MARK TWAIN (November 13th, 1835 – April 21st, 1910)
American humorist, author, and journalist.
Main accomplishments:
- Penned over 50 novels, short story collections, non-fiction works, critical essays, and one play, including The Adventures Of Tom Sawyer (1876), The Prince And The Pauper (1881), and Adventures of Huckleberry Finn(1884), the latter of which has been hailed as the “first Great American Novel”.
- Named influence of such writers as Ernest Hemingway, Arthur Miller, Kurt Vonnegut, and William Faulkner.
EARLY LIFE
Samuel Langhorne Clemens was born in Florida, Missouri in 1835, two weeks after the passing of Hailey’s Comet. When he was four, the Clemens family moved to nearby Hannibal, and it was this small town on the Mississippi River that would shape Twain’s childhood and influence his writing, including his most famous novels, The Adventures Of Tom Sawyer and Adventures of Huckleberry Finn. Indeed, it was Hannibal that inspired the name Mark Twain in the first place: “mark twain” was river slang for two fathoms, and Sam Clemens would later adopt the phrase as his pseudonym.
Twain’s schooling ended at 11 when he became a printer’s apprentice to support his family after his father died of pneumonia. This early contact with the world of the printing press would awaken Twain’s dormant instincts as a writer, and he began to write for a newspaper published by his brother Orion. Later, a trip to New Orleans down the Mississippi River prompted Twain to become a steamboat pilot at the age of 22. This job, which continued until the outbreak of the Civil War in 1861, also inspired Twain’s 1883 memoir, Life on the Mississippi.
Twain served in the Confederate Army for a scant two weeks before deserting, finding the life of a soldier not to his liking.

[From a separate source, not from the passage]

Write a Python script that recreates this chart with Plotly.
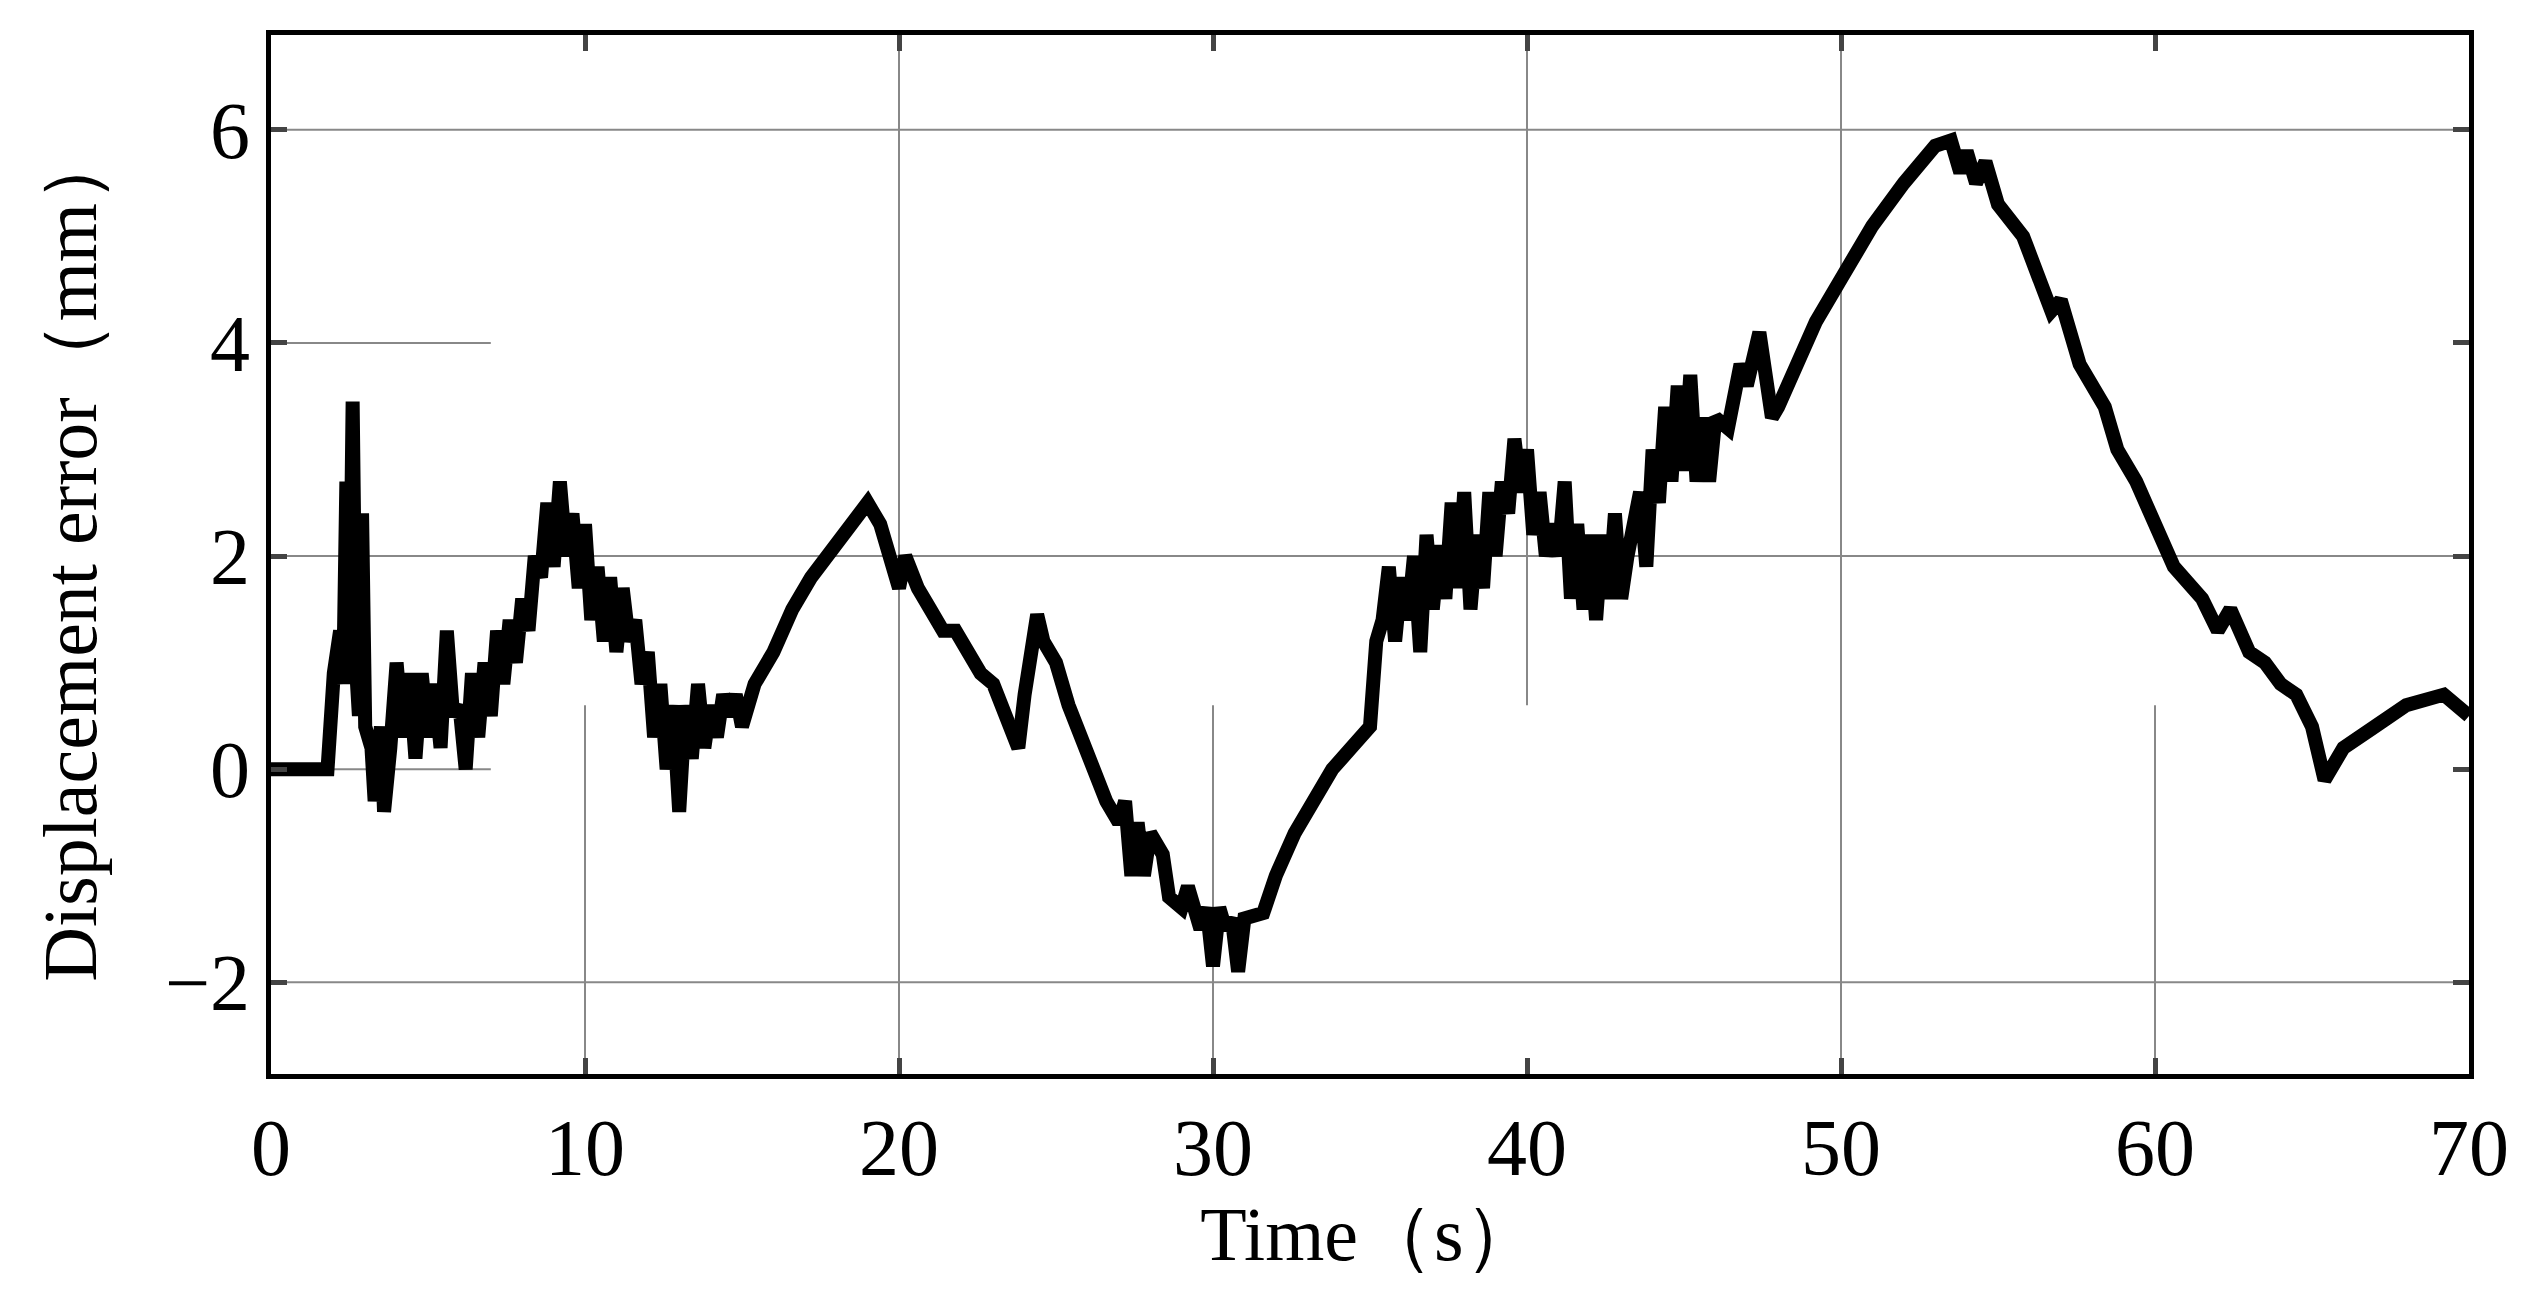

He headed out west, trying his hand at a series of unsuccessful ventures—gold panning, silver mining, and logging, to name a few. Turning to humor for solace, Twain wrote a series of articles mocking his failures in both military and personal life. These articles eventually caught the notice of the Territorial Enterprise newspaper in Virginia City, Nevada, which offered him a job.
BURGEONING CAREER
In 1864, Twain moved to San Francisco to write for the Morning Call. While working for the newspaper, a New York magazine, The Saturday Press, published his short story called “The Celebrated Jumping Frog of Calaveras County.” The story’s folksy, rustic style was a hit with readers, who began to pay more and more attention to Twain’s rising star. His work writing for various newspapers allowed him to travel to Europe and the Middle East, and the subsequent travelogues he wrote (including The Innocents Abroad) only served to further his growing popularity.
In 1871, Twain and his new wife Olivia moved to Hartford, Connecticut. It was there that Twain’s writing talent and travel experience finally came together, and throughout the next 20 years, he wrote some of his most famous works, including A Connecticut Yankee in King Arthur’s Court, as well as his two seminal novels, The Adventures Of Tom Sawyer and Adventures of Huckleberry Finn. With these and other works, Twain enjoyed a reputation as the most famous writer in America, beloved by the reading public.
LATER LIFE
Sadly, Twain’s success was marred by significant difficulties in his personal life. Reminiscent of his early failed ventures in the West, Twain lost substantial amounts of money on failed projects such as his own publishing house and the infamous Paige typesetting machine; Twain invested heavily in the machine, but it had become obsolete before seeing mass production. He was forced to rely on the goodwill of creditors like his friend Henry H. Rogers, who helped him stay afloat.
Although Twain was eventually able to come back from bankruptcy and pay back his debtors in full, his later years were marked by personal tragedy. After losing two beloved daughters and his wife to illness, Twain’s writing became bitter and cynical, producing such dark works as The Man Who Corrupted Hadleyburg (1899), Twain’s own health was failing as well, and he eventually died of a heart attack in 1910—the day after the return of the very same comet that had heralded his birth.
Twain left behind a number of unpublished manuscripts, including The Mysterious Stranger, a gloomy tale (published in 1916) describing a visit by Satan to an Austrian village during the Middle Ages. This story is a stark departure from Twain’s commonly accepted image as a jovial humorist and shows his sometimes somber side.